That’ll Never Work!
Screenwriter William Goldman is probably more famous for a throwaway comment than for any of his fine work for Hollywood. The comment? “Nobody knows anything.”
Admittedly he was speaking specifically about Hollywood, but the same saying could be apppled to almost any industry – including the exhibition business.
So my assertion is that nobody can say what will definitely work on your stand and what won’t. What we can say is that some things very probably will not work and some probably will.
For example: prize draws, serving coffee/drinks, giveaways, tables/chairs/settees and your top salespeople, very probably will not work.

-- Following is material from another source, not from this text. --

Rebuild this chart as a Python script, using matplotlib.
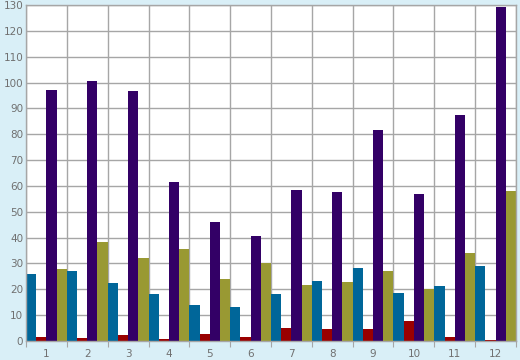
import numpy as np
import matplotlib.pyplot as plt

groups = ['1', '2', '3', '4', '5', '6', '7', '8', '9', '10', '11', '12']
blue = [25.8, 27.0, 22.4, 18.1, 13.8, 13.1, 18.1, 23.1, 28.2, 18.5, 21.2, 29.0]
red = [1.4, 1.0, 2.2, 0.6, 2.6, 1.4, 4.9, 4.5, 4.5, 7.6, 1.4, 0.3]
purple = [97.2, 100.6, 96.8, 61.5, 46.0, 40.6, 58.4, 57.6, 81.7, 56.9, 87.5, 129.3]
olive = [27.8, 38.2, 32.0, 35.5, 23.9, 30.1, 21.6, 22.7, 27.0, 20.0, 34.0, 58.0]

series = [blue, red, purple, olive]
colors = ['#006699', '#990000', '#330066', '#999933']

fig = plt.figure(figsize=(5.2, 3.6), dpi=100, facecolor='#d9eff7')
ax = fig.add_axes([26 / 520, 19.3 / 360, 490 / 520, 335.4 / 360])
ax.set_facecolor('white')

x = np.arange(len(groups))
w = 0.25
for k, (vals, c) in enumerate(zip(series, colors)):
    ax.bar(x + k * w, vals, width=w, align='edge', color=c, linewidth=0)

ax.set_xlim(0, 12)
ax.set_ylim(0, 130)
ax.set_yticks(np.arange(0, 131, 10))
ax.set_xticks(np.arange(0, 13))
ax.set_xticklabels([])
ax.set_xticks(x + 0.5, minor=True)
ax.set_xticklabels(groups, minor=True)

ax.set_axisbelow(True)
ax.grid(True, which='major', color='#a6a6a6', linewidth=1)
for s in ax.spines.values():
    s.set_color('#a6a6a6')
    s.set_linewidth(1)

ax.tick_params(axis='y', length=0, pad=2, labelsize=7.5, labelcolor='#707070')
ax.tick_params(axis='x', which='major', length=4, color='#a6a6a6', direction='out')
ax.tick_params(axis='x', which='minor', length=0, pad=6, labelsize=7.5, labelcolor='#707070')

fig.savefig('out.png', dpi=100, facecolor=fig.get_facecolor())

Whereas: a definite target, an intriguing strap line, a planned process for dealing with visitors, no literature and daily debriefs, probably will work.
Let’s look more closely at some of these ideas:
Prize draws. You’ve no doubt seen these. A goldfish bowl or similar container stands proudly near the front of the stand. Next to it are the words, “Drop your business in here for a chance to win a bottle of champagne/iPad/MP3 player/golf lesson. So what happens? A lot of people like me (people who have no interest in your products or services) drop their business cards in in the hope of winning the prize. You take these ‘leads’ back to the office and divide them up among your sales team. Those with experience drop them straight in the bin. Those wothout spend frustrating hours trying to sell to a bunch of non-prospects. You assess the results of the show and conclude that exhibitions do not work.
Salespeople. Your top salesperson is a disaster at a trade show. Why? Because (s)he knows too much about your products or services and (s)he is too eager to talk about them. Sure, there may be a few sales made – but how many hot prospects have strolled by while your team is busy talking? The essence of a trade show is to get as many qualified leads as possible, and to clinch the sales later.
No literature. Give a prospect your literature and you reduce the chances of a successful follow-up call dramatically. The prospect now thinks they have all the information they need. A few days after the show, you call to be told, “I’ve got your literature; I’ll call you if I need anything.” CLICK. Or, worse, “I haven’t had time to read your literature yet, give me a call in a couple of weeks.” Two weeks later, you call to hear, “Who? What show?”
And so it goes on. I can justify all my points – and may well do so in future articles. Meantime, my advice is not to do what everyone else is doing; mostly they are doing it wrong! Think about what you would like to experience when you go to an exhibition – and give your visitors that!